In a rather scathing verdict of Kwarteng and Liz Truss’s plans, Fitch says:
The large fiscal stimulus, announced without compensatory measures or an independent evaluation of the macroeconomic and public finances’ impact, and the inconsistency between fiscal and monetary policy stance given strong inflationary pressures, have in Fitch’s view, negatively impacted financial markets’ confidence and the credibility of the policy framework, a key long-standing rating strength
Fitch also criticises Kwarteng for hinting that there could be more tax cuts, and fears the government’s politicial credibility, and the credibility of its fiscal policy, are both hurt.

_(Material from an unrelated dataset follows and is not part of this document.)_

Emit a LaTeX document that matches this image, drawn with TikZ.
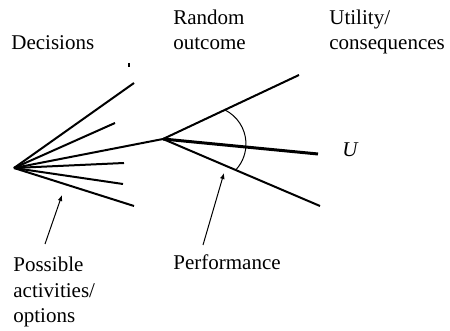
\documentclass[tikz,border=0pt]{standalone}
\usepackage{fontspec}
\setmainfont{Liberation Serif}
\usetikzlibrary{arrows.meta, calc}
\tikzset{
  ramaLinea/.style={line width=1pt, black},
  ramaGruesa/.style={line width=1.5pt, black},
  arcoFino/.style={line width=0.5pt, black},
  flecha/.style={-{Latex[length=3pt, width=2.4pt]}, line width=0.5pt, black},
  etiqueta/.style={anchor=base west, inner sep=0pt, align=left,
    font=\fontsize{10.5}{12.5}\selectfont},
}
\begin{document}
\begin{tikzpicture}[x=0.5pt, y=-0.5pt]
  \useasboundingbox (0,0) rectangle (450,331);
  % decision and chance points
  \coordinate (dec) at (14,168);
  \coordinate (azar) at (163,139);
  % options fanning out of the decision
  \foreach \x/\y [count=\i] in {134/83, 115/123, 124/163, 123/184, 134/206}
    \coordinate (opt\i) at (\x,\y);
  \foreach \i in {1,...,5}
    \draw[ramaLinea] (dec) -- (opt\i);
  \draw[ramaLinea] (dec) -- (azar);
  % outcomes
  \coordinate (res1) at (299,75);
  \coordinate (res2) at (318,154);
  \coordinate (res3) at (320,206);
  \draw[ramaLinea] (azar) -- (res1);
  \draw[ramaGruesa] (azar) -- (res2);
  \draw[ramaLinea] (azar) -- (res3);
  \draw[arcoFino] (225,110) arc[start angle=-63.4, end angle=42.9, radius=38];
  % stray tick
  \draw[line width=0.6pt] (129,63) -- (129,67);
  % labels (base = last line)
  \node[etiqueta] (decisiones) at (11,50) {Decisions};
  \node[etiqueta] (aleatorio) at (173,50) {Random\\outcome};
  \node[etiqueta] (utilidad) at (329,50) {Utility/\\consequences};
  \node[etiqueta] (opciones) at (13,322) {Possible\\activities/\\options};
  \node[etiqueta] (desempeno) at (173,270) {Performance};
  \node[etiqueta, font=\fontsize{10.5}{12.5}\selectfont\itshape] (util) at (342,157) {U};
  % pointers
  \coordinate (colaOpc) at (45,244);
  \coordinate (puntaOpc) at (62,195);
  \coordinate (colaDes) at (203,245);
  \coordinate (puntaDes) at (224,173);
  \draw[flecha] (colaOpc) -- (puntaOpc);
  \draw[flecha] (colaDes) -- (puntaDes);
\end{tikzpicture}
\end{document}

Monday’s humiliating u-turn on abolishing the top rate of UK income tax didnt change Fitch’s wider assessment either:
Although the government reversed the elimination of the 45p top rate tax (expected to cost £2bn in FY22-2023), the reportedly negative impact of the tax package, and related financial market volatility, on public opinion and the government’s weakened political capital could further undermine the credibility of and support for the government’s fiscal strategy.
Fitch estimates that “without compensatory measures”, the general government deficit will remain elevated at 7.8% of GDP in 2022 and increase to 8.8% in 2023.
Borrowing will be pushed up by rising interest payments on inflation-linked bonds, household support packages, the energy price cap and tax cuts.
This would lift the UK government debt to 109% of GDP by 2024 from an estimated 101% in 2022, reflecting “both higher primary deficits and a weaker growth outlook”.